— Quale crede sia stata la causa dello scoppio? — ha chiesto il Re.
— Il tubo di lancio era troppo arroventato.
— Eh, già, — ha aggiunto il Sovrano — forse il tiro era stato troppo rapido. —
E poi, mutando discorso:
— Ricorda? Io lo vidi sei mesi fa all'Ospedale di Cividale.
— Ricordo perfettamente; allora ero in osservazione per malattia...
— Ed oggi — interruppe il Re — dopo tante prove di valore, è rimasto ferito. —
Seguì un istante di silenzio. Tutti guardavano quel soldato valoroso, che, ammaestrando i suoi uomini sotto il fuoco austriaco, perché essi potessero del nemico aver ragione, era caduto con pari eroismo del soldato che in trincea è sopraffatto dall'impeto dell'avversario.
Poi il Re continuò:
— L'altro giorno, sul Debeli, il generale M... mi ha parlato molto bene di lei...

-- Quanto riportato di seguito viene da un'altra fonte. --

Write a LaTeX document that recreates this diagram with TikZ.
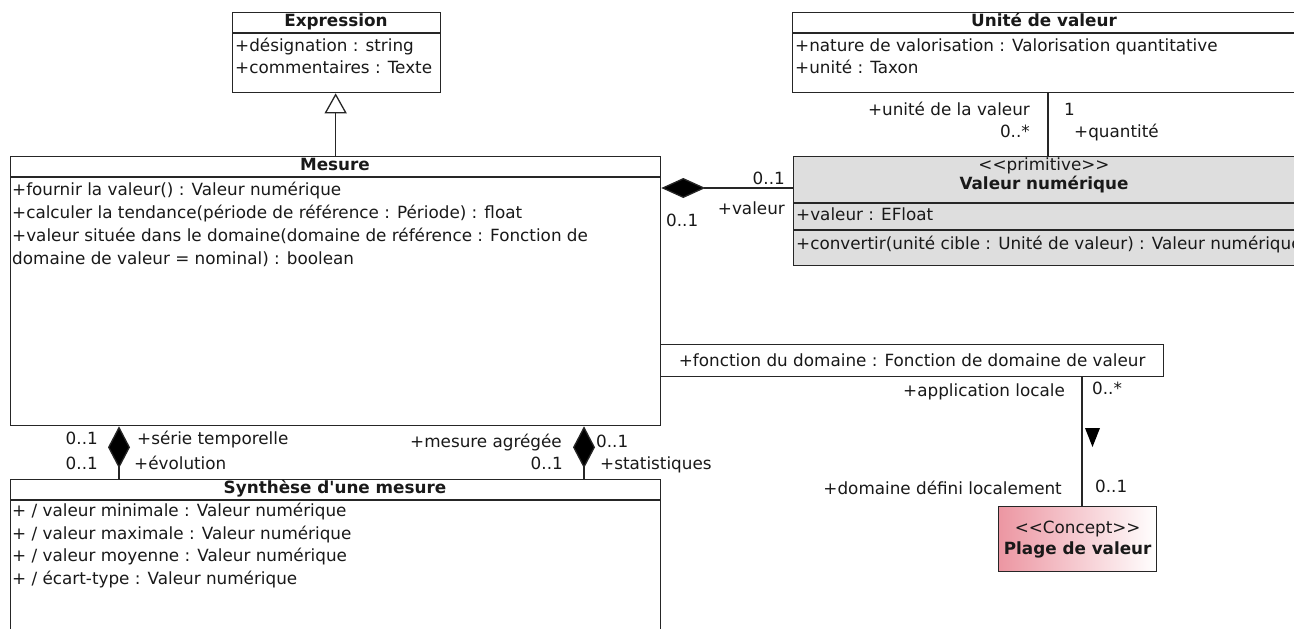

— Ho cercato sempre di fare il mio dovere con disciplina, come ogni altro soldato: è molto buono con me il mio generale.
— Bravo Mussolini! — interruppe il Re. Sopporti con rassegnazione l'immobilità ed il dolore.
— Grazie, Maestà. —
Il Re si volgeva allora verso gli altri feriti.
Al lato sinistro di Mussolini era un valoroso mutilato, il sergente Gasperini, valtellinese, che fu ferito dalla bomba di un aeroplano presso Doberdò. Anche per lui il Sovrano ebbe parole di elogio e di incoraggiamento, e fece segnare il suo nome ad un aiutante di campo, insieme a quello di un altro mutilato: Antonio Bertola, siciliano.
Il Re, quindi, dopo aver salutato Benito Mussolini, lasciò la corsia e visitò le altre sale dell'Ospedale, congratulandosi poi col Direttore capitano Piccagnoni per l'ordine che aveva trovato.